Vale decir, el Estado financia a individuos asociados con estas grandes universidades privadas, pero no a las instituciones propiamente tales. En contraste, el esquema ideado por el gobierno de Michelle Bachelet considera otorgarle financiamiento de base directo a una serie de universidades privadas, incluso a universidades confesionales, como la Universidad Católica. En la esencia misma de toda sociedad moderna y democrática está la estricta separación de la Iglesia y del Estado, lo que, entre muchas otras cosas, significa que los fondos públicos no se deben usar para financiar en forma directa a entidades religiosas -universidades u otras. Ayuda indirecta, por medio de becas a sus alumnos vulnerables y fondos a sus profesores, sí, pero ayuda en la base no. Esta distinción no es puramente lingüística, está construida sobre principios políticos y filosóficos. También tiene efectos prácticos. Por ejemplo, si el profesor Jorge Costadoat hubiera tenido un proyecto de investigación financiado por el gobierno, al ser desvinculado por el cardenal de su cátedra en la Universidad Católica, hubiera podido llevarse ese financiamiento a otra casa de estudios.

Gobierno universitario      
Otro tema fundamental es el gobierno de las grandes universidades. Nuevamente tomemos el caso de las cuatro universidades públicas californianas que están entre las 20 mejores del mundo. ¿Qué podemos aprender de ellas? Algo simple y poderoso a la vez: su sistema de gobierno no está basado en elecciones directas de autoridades. Los estudiantes  no votan por rectores, ni decanos, ni directores de departamentos. Los profesores tampoco votan para elegir a las autoridades. Son consultados, pero no hay votaciones formales. Los funcionarios no participan en el gobierno universitario. Están agrupados en sindicatos que negocian las condiciones de trabajo, pero no tienen injerencia en el manejo de la universidad.

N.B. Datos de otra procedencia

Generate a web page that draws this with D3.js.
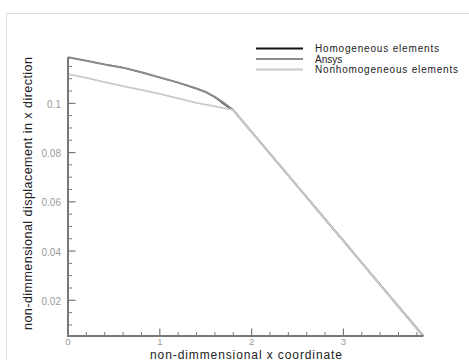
<!DOCTYPE html>
<html><head><meta charset="utf-8">
<script src="https://cdn.jsdelivr.net/npm/d3@7/dist/d3.min.js"></script>
<style>body{margin:0;background:#fff}svg{display:block}text{font-family:"Liberation Sans",Arial,sans-serif}</style>
</head><body><svg id="c" width="469" height="360"></svg>
<script>
const seriesNames = ["Homogeneous elements", "Ansys", "Nonhomogeneous elements"];
const homX = [0, 0.2, 0.4, 0.6, 0.8, 1.0, 1.2, 1.4, 1.5, 1.6, 1.7, 1.75, 1.8, 2.0, 2.5, 3.0, 3.5, 3.87];
const homY = [0.1187, 0.1173, 0.1158, 0.1145, 0.1126, 0.1105, 0.1084, 0.1060, 0.1046, 0.1025, 0.0996, 0.0983, 0.0973, 0.0884, 0.0663, 0.0441, 0.0219, 0.0055];
const ansX = [0, 0.2, 0.4, 0.6, 0.8, 1.0, 1.2, 1.4, 1.5, 1.6, 1.7, 1.8, 2.0, 2.5, 3.0, 3.5, 3.87];
const ansY = [0.1187, 0.1173, 0.1158, 0.1145, 0.1126, 0.1105, 0.1084, 0.1060, 0.1046, 0.1026, 0.1001, 0.0973, 0.0884, 0.0663, 0.0441, 0.0219, 0.0055];
const nonX = [0, 0.2, 0.4, 0.6, 0.8, 1.0, 1.2, 1.4, 1.6, 1.8, 2.0, 2.5, 3.0, 3.5, 3.87];
const nonY = [0.1119, 0.1103, 0.1086, 0.1070, 0.1055, 0.1038, 0.1020, 0.1002, 0.0988, 0.0973, 0.0884, 0.0663, 0.0441, 0.0219, 0.0055];
const xTicks = [0, 1, 2, 3];
const yTicks = [0.02, 0.04, 0.06, 0.08, 0.1];
const xDomain = [0, 3.87];
const yDomain = [0.0055, 0.1187];

const svg = d3.select("#c");
const L = 68, R = 423.3, T = 57.3, B = 336;
const x = d3.scaleLinear().domain(xDomain).range([L, R]);
const y = d3.scaleLinear().domain(yDomain).range([B, T]);

// outer frame
svg.append("path").attr("d", "M6.5,360V13.5H469").attr("fill", "none").attr("stroke", "#dcdcdc").attr("stroke-width", 1);

const axisCol = "#777";
const xMinor = d3.range(0, 3.87, 0.2).filter(v => Math.abs(v - Math.round(v)) > 1e-6);
const yMinor = d3.range(0.01, 0.12, 0.005).filter(v => v >= yDomain[0] && v <= yDomain[1] && !yTicks.some(t => Math.abs(t - v) < 1e-6));
const g = svg.append("g");
xMinor.forEach(v => g.append("line").attr("x1", x(v)).attr("x2", x(v)).attr("y1", B).attr("y2", B - 4).attr("stroke", axisCol).attr("stroke-width", 1));
xTicks.forEach(v => g.append("line").attr("x1", x(v)).attr("x2", x(v)).attr("y1", B).attr("y2", B - 7.5).attr("stroke", axisCol).attr("stroke-width", 1.2));
yMinor.forEach(v => g.append("line").attr("x1", L).attr("x2", L + 4).attr("y1", y(v)).attr("y2", y(v)).attr("stroke", axisCol).attr("stroke-width", 1));
yTicks.forEach(v => g.append("line").attr("x1", L).attr("x2", L + 7.5).attr("y1", y(v)).attr("y2", y(v)).attr("stroke", axisCol).attr("stroke-width", 1.2));

// tick labels
xTicks.forEach(v => g.append("text").attr("x", x(v)).attr("y", B + 9).attr("text-anchor", "middle").attr("font-size", 9.5).attr("fill", "#9a9a9a").text(v));
yTicks.forEach(v => g.append("text").attr("x", L - 7).attr("y", y(v) + 4.5).attr("text-anchor", "end").attr("font-size", 10).attr("fill", "#9a9a9a").text(v));

// lines
const line = d3.line().x(d => x(d[0])).y(d => y(d[1]));
const series = [
  {xs: homX, ys: homY, col: "#111", w: 1.2},
  {xs: ansX, ys: ansY, col: "#8c8c8c", w: 2},
  {xs: nonX, ys: nonY, col: "#cacaca", w: 1.8}
];
series.forEach(s => svg.append("path").attr("d", line(s.xs.map((v, i) => [v, s.ys[i]]))).attr("fill", "none").attr("stroke", s.col).attr("stroke-width", s.w));

// axes lines
svg.append("path").attr("d", `M${L},${T}V${B}H${R}`).attr("fill", "none").attr("stroke", axisCol).attr("stroke-width", 2);

// legend
const legY = [48.5, 59, 69.5];
const legW = [124, null, 143];
series.forEach((s, i) => {
  svg.append("line").attr("x1", 256).attr("x2", 303).attr("y1", legY[i]).attr("y2", legY[i]).attr("stroke", s.col).attr("stroke-width", s.w === 1.2 ? 1.8 : s.w);
  const t = svg.append("text").attr("x", 315).attr("y", legY[i] + 3.6).attr("font-size", 10).attr("fill", "#222").text(seriesNames[i]);
  if (legW[i]) t.attr("textLength", legW[i]);
});

// axis titles
svg.append("text").attr("x", 246).attr("y", 358.5).attr("text-anchor", "middle").attr("font-size", 12).attr("textLength", 192).attr("fill", "#222").text("non-dimmensional x coordinate");
svg.append("text").attr("transform", "translate(31.5,193.5) rotate(-90)").attr("text-anchor", "middle").attr("font-size", 12.5).attr("textLength", 273).attr("fill", "#222").text("non-dimmensional displacement in x direction");
</script></body></html>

La instancia superior en la Universidad de California -sistema que agrupa a 10 universidades, incluyendo Berkeley, Ucla, San Diego y San Francisco- es el Consejo de Regentes, un cuerpo colegiado formado por 26 miembros. De ellos, siete son miembros por derecho propio, incluyendo al gobernador y vicegobernador del estado de California. Del resto, 18 miembros son nombrados por el gobernador y ratificados por el Senado, y sirven por períodos de 12 años. No pueden ser removidos de sus puestos. Estos 25 regentes nombran a un representante estudiantil, cuyo puesto dura sólo un año. Además, en el Consejo de Regentes participan dos representantes del Senado Académico con derecho a voz, pero no voto.

Vale decir, en estas universidades públicas, que se encuentran entre las mejores del mundo, no hay “triestamentalización”. Son universidades de calidad con un sistema de gobierno que refleja el sentimiento de la sociedad -los nombra un gobernador y los ratifica un Senado democráticamente elegidos-, pero que es altamente especializado y no está basado en elecciones directas.

Pero éstas no sólo son universidades públicas. También son universidades combativas, altamente solidarias, con estudiantes con un gran sentido del activismo político. Berkeley fue la cuna de la resistencia a la guerra de Vietnam, y Ucla fue la casa de la dirigente Angela Davis. Son instituciones políticamente involucradas, y de una altísima calidad académica. Si esto es posible en California, ¿por qué no en Chile?